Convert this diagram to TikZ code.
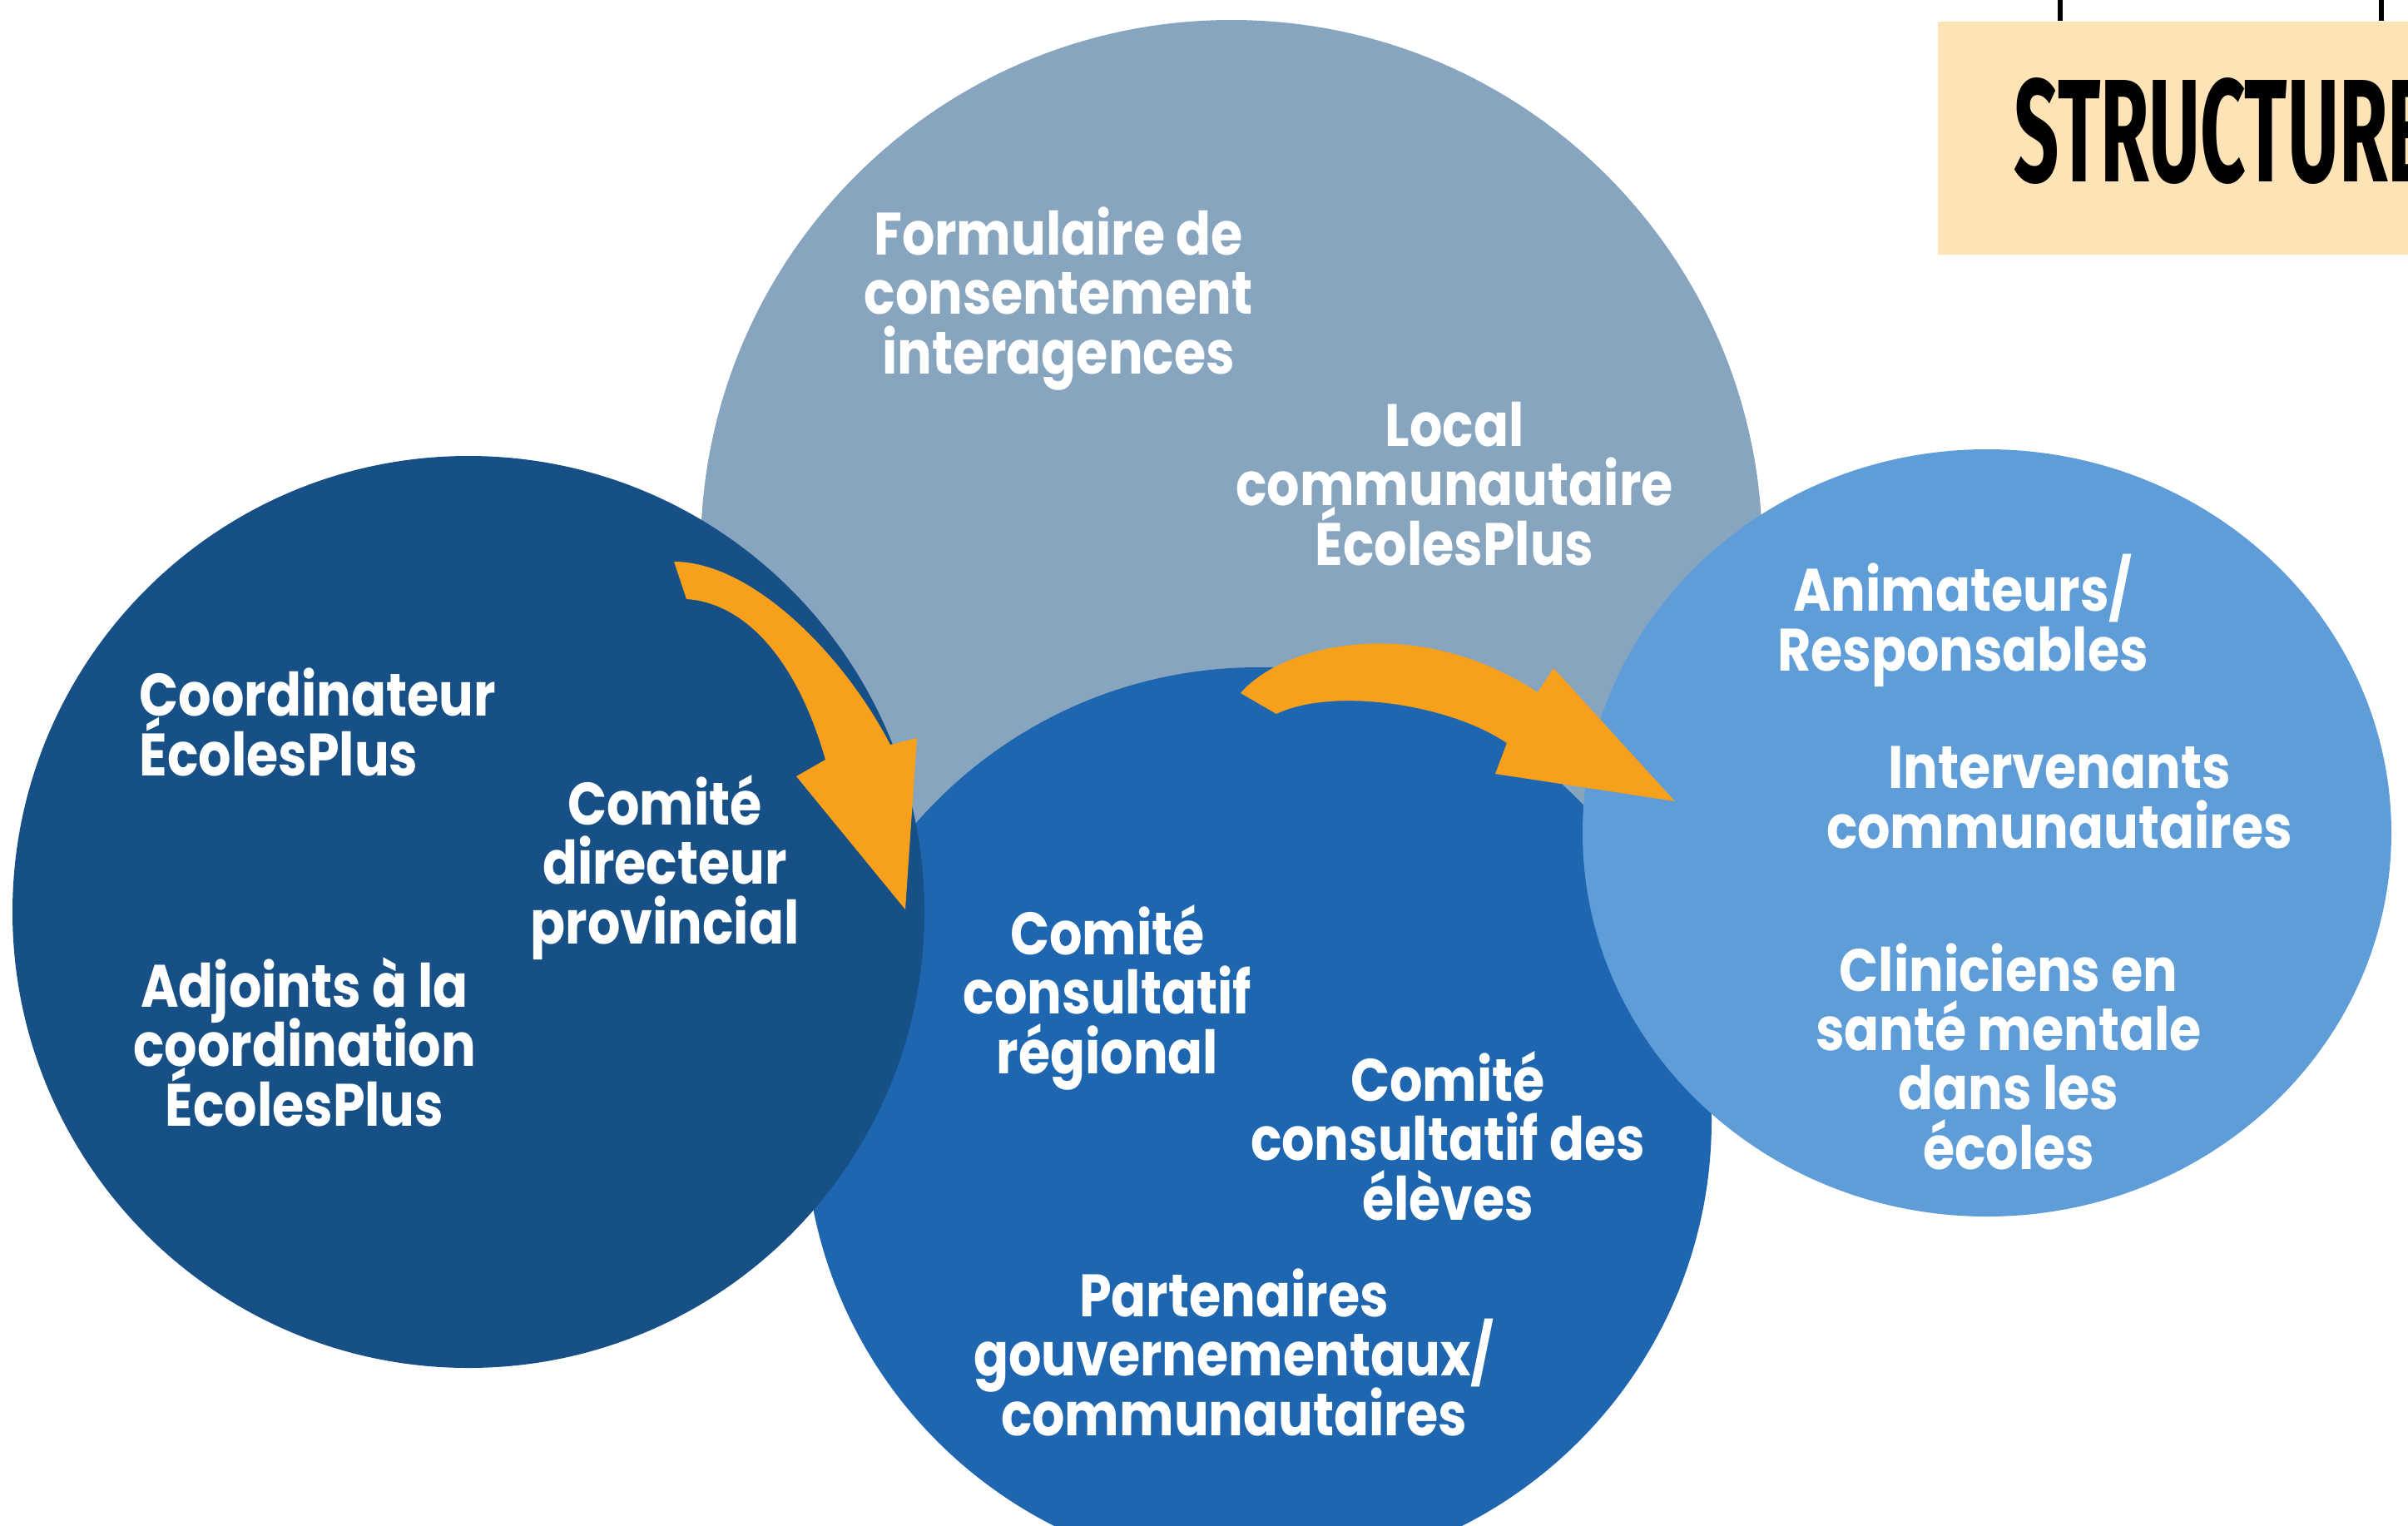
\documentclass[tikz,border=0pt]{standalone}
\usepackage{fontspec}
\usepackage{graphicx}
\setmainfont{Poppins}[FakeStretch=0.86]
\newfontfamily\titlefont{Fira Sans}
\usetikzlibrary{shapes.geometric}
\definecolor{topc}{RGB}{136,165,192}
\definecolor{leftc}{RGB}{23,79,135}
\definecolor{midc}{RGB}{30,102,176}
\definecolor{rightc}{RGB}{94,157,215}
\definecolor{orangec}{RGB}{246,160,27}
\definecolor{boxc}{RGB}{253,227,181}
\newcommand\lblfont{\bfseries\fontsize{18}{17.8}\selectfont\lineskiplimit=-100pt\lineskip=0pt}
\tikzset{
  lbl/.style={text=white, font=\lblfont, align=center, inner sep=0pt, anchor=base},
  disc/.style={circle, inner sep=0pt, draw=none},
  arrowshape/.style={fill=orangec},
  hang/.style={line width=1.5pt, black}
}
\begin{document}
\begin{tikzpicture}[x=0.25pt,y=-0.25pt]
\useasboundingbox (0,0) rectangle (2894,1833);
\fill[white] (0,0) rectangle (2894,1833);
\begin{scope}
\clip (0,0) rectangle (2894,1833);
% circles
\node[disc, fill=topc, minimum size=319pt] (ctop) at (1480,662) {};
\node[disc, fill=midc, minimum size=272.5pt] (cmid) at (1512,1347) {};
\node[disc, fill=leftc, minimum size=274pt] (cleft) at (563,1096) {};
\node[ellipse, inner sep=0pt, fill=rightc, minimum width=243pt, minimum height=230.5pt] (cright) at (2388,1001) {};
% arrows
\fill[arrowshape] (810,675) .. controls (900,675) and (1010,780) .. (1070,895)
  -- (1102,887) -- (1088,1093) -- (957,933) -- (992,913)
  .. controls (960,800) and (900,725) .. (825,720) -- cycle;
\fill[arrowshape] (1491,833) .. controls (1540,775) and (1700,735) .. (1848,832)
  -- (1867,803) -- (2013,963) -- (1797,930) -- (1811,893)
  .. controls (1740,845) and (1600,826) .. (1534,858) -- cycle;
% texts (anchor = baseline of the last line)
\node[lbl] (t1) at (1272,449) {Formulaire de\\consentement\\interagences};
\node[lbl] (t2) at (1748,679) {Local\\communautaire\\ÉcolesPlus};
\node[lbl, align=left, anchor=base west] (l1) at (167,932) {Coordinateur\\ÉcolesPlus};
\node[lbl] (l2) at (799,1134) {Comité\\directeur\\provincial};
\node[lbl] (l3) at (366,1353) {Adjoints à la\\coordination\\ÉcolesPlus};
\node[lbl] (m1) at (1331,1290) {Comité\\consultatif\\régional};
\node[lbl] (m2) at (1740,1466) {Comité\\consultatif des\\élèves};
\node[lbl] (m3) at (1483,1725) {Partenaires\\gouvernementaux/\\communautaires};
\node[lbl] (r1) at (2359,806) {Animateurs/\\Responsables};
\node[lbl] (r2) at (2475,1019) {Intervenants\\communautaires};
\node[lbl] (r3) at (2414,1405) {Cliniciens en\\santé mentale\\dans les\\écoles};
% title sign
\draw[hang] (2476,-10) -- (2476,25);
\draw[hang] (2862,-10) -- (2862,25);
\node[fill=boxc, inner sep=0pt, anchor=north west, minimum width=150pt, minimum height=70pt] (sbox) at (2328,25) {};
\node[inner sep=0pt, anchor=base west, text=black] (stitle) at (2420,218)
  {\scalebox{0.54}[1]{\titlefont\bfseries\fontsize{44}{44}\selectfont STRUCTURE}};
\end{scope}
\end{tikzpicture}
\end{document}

▸ **Task prompt**
Transcribe the whole listing exactly. Pictures are excluded.

▸ **Solution to the problem**
Convert this diagram to TikZ code.
\documentclass[tikz,border=0pt]{standalone}
\usepackage{fontspec}
\usepackage{graphicx}
\setmainfont{Poppins}[FakeStretch=0.86]
\newfontfamily\titlefont{Fira Sans}
\usetikzlibrary{shapes.geometric}
\definecolor{topc}{RGB}{136,165,192}
\definecolor{leftc}{RGB}{23,79,135}
\definecolor{midc}{RGB}{30,102,176}
\definecolor{rightc}{RGB}{94,157,215}
\definecolor{orangec}{RGB}{246,160,27}
\definecolor{boxc}{RGB}{253,227,181}
\newcommand\lblfont{\bfseries\fontsize{18}{17.8}\selectfont\lineskiplimit=-100pt\lineskip=0pt}
\tikzset{
  lbl/.style={text=white, font=\lblfont, align=center, inner sep=0pt, anchor=base},
  disc/.style={circle, inner sep=0pt, draw=none},
  arrowshape/.style={fill=orangec},
  hang/.style={line width=1.5pt, black}
}
\begin{document}
\begin{tikzpicture}[x=0.25pt,y=-0.25pt]
\useasboundingbox (0,0) rectangle (2894,1833);
\fill[white] (0,0) rectangle (2894,1833);
\begin{scope}
\clip (0,0) rectangle (2894,1833);
% circles
\node[disc, fill=topc, minimum size=319pt] (ctop) at (1480,662) {};
\node[disc, fill=midc, minimum size=272.5pt] (cmid) at (1512,1347) {};
\node[disc, fill=leftc, minimum size=274pt] (cleft) at (563,1096) {};
\node[ellipse, inner sep=0pt, fill=rightc, minimum width=243pt, minimum height=230.5pt] (cright) at (2388,1001) {};
% arrows
\fill[arrowshape] (810,675) .. controls (900,675) and (1010,780) .. (1070,895)
  -- (1102,887) -- (1088,1093) -- (957,933) -- (992,913)
  .. controls (960,800) and (900,725) .. (825,720) -- cycle;
\fill[arrowshape] (1491,833) .. controls (1540,775) and (1700,735) .. (1848,832)
  -- (1867,803) -- (2013,963) -- (1797,930) -- (1811,893)
  .. controls (1740,845) and (1600,826) .. (1534,858) -- cycle;
% texts (anchor = baseline of the last line)
\node[lbl] (t1) at (1272,449) {Formulaire de\\consentement\\interagences};
\node[lbl] (t2) at (1748,679) {Local\\communautaire\\ÉcolesPlus};
\node[lbl, align=left, anchor=base west] (l1) at (167,932) {Coordinateur\\ÉcolesPlus};
\node[lbl] (l2) at (799,1134) {Comité\\directeur\\provincial};
\node[lbl] (l3) at (366,1353) {Adjoints à la\\coordination\\ÉcolesPlus};
\node[lbl] (m1) at (1331,1290) {Comité\\consultatif\\régional};
\node[lbl] (m2) at (1740,1466) {Comité\\consultatif des\\élèves};
\node[lbl] (m3) at (1483,1725) {Partenaires\\gouvernementaux/\\communautaires};
\node[lbl] (r1) at (2359,806) {Animateurs/\\Responsables};
\node[lbl] (r2) at (2475,1019) {Intervenants\\communautaires};
\node[lbl] (r3) at (2414,1405) {Cliniciens en\\santé mentale\\dans les\\écoles};
% title sign
\draw[hang] (2476,-10) -- (2476,25);
\draw[hang] (2862,-10) -- (2862,25);
\node[fill=boxc, inner sep=0pt, anchor=north west, minimum width=150pt, minimum height=70pt] (sbox) at (2328,25) {};
\node[inner sep=0pt, anchor=base west, text=black] (stitle) at (2420,218)
  {\scalebox{0.54}[1]{\titlefont\bfseries\fontsize{44}{44}\selectfont STRUCTURE}};
\end{scope}
\end{tikzpicture}
\end{document}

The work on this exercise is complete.